Desde su regreso de Barcelona en 2010, Claudio Larrea camina la ciudad que había dejado en 2001. Y la fotografía. No agrega ni quita nada, no modifica las escenas para fotografiarlas. Las suyas son tomas directas, casi un registro de la realidad, con el único filtro de su mirada, es decir, de lo que elige fotografiar entre todo lo que hay frente a sus ojos. ¿Pero es Buenos Aires la ciudad que retratan sus imágenes? Más aún: ¿retratan una ciudad esas imágenes? Quizá nos aproxime a la respuesta una célebre cita de Anaïs Nin: “Jamás vemos las cosas como son, las vemos como somos”.
La fotografía permite, como ninguna otra de las artes visuales, caminar por el filoso borde que separa la ficción del puro registro. Y especialmente en esta serie Larrea hace equilibrio sobre ese borde con asombrosa comodidad, recorre esa fina línea con evidente placer y soltura para crear (¿para revelar?) Waires, un territorio nuevo que no es ni esta Buenos Aires de los años posteriores al cataclismo de 2001 ni aquella Berlín de la República de Weimar, la Alemania derrotada en la Primera Guerra Mundial, signada tanto por la inestabilidad política y social como por una deslumbrante actividad artística y cultural, que desembocó en el ascenso de Hitler al poder.

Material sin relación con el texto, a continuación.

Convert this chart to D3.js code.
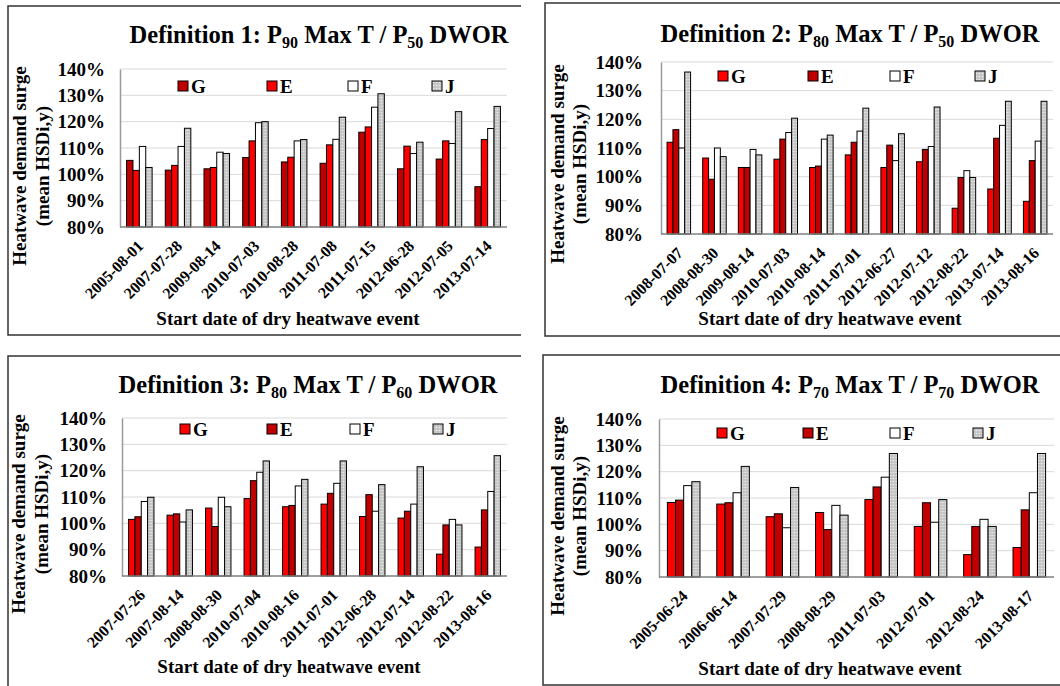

Para su relato y su fundación poética de Waires, el artista no recurre a datos históricos ni objetivos de Buenos Aires, sino exclusivamente a los que percibe o intuye su mirada de sensibilidad expresionista: lo que queda de una ciudad oscura que alguna vez, en otro tiempo -según otros relatos, otras ficciones- fue luminosa; que fue moderna y hoy parece melancólicamente detenida o fuera del tiempo; que quiso elevarse hacia el cielo en los años treinta y hoy parece sumergida en un pozo sin fin; con un paciente trabajo de arqueólogo visual, retira capa sobre capa y recoge con su cámara los restos velados que en esta ciudad quedan de aquella. Palacios sombríos, cúpulas majestuosas, juegos de la luz y la geometría, sueños de piedra y cristal, engañosa arquitectura de las finanzas, del poder y las instituciones, el orden de los hogares suntuosos y el de los modestos, monumentos de héroes olvidados bajo densos nubarrones grises, maniquíes que parecen a punto de despertar... En esos paisajes escenográficos se mueven los habitantes de Weimar, más cerca del sopor que de la vigilia. Con fragmentos de otros sueños, de otras épocas, Larrea sueña la larga noche de Waires y nos la muestra, siempre en pausa, huérfana de futuro y cargada de silencio.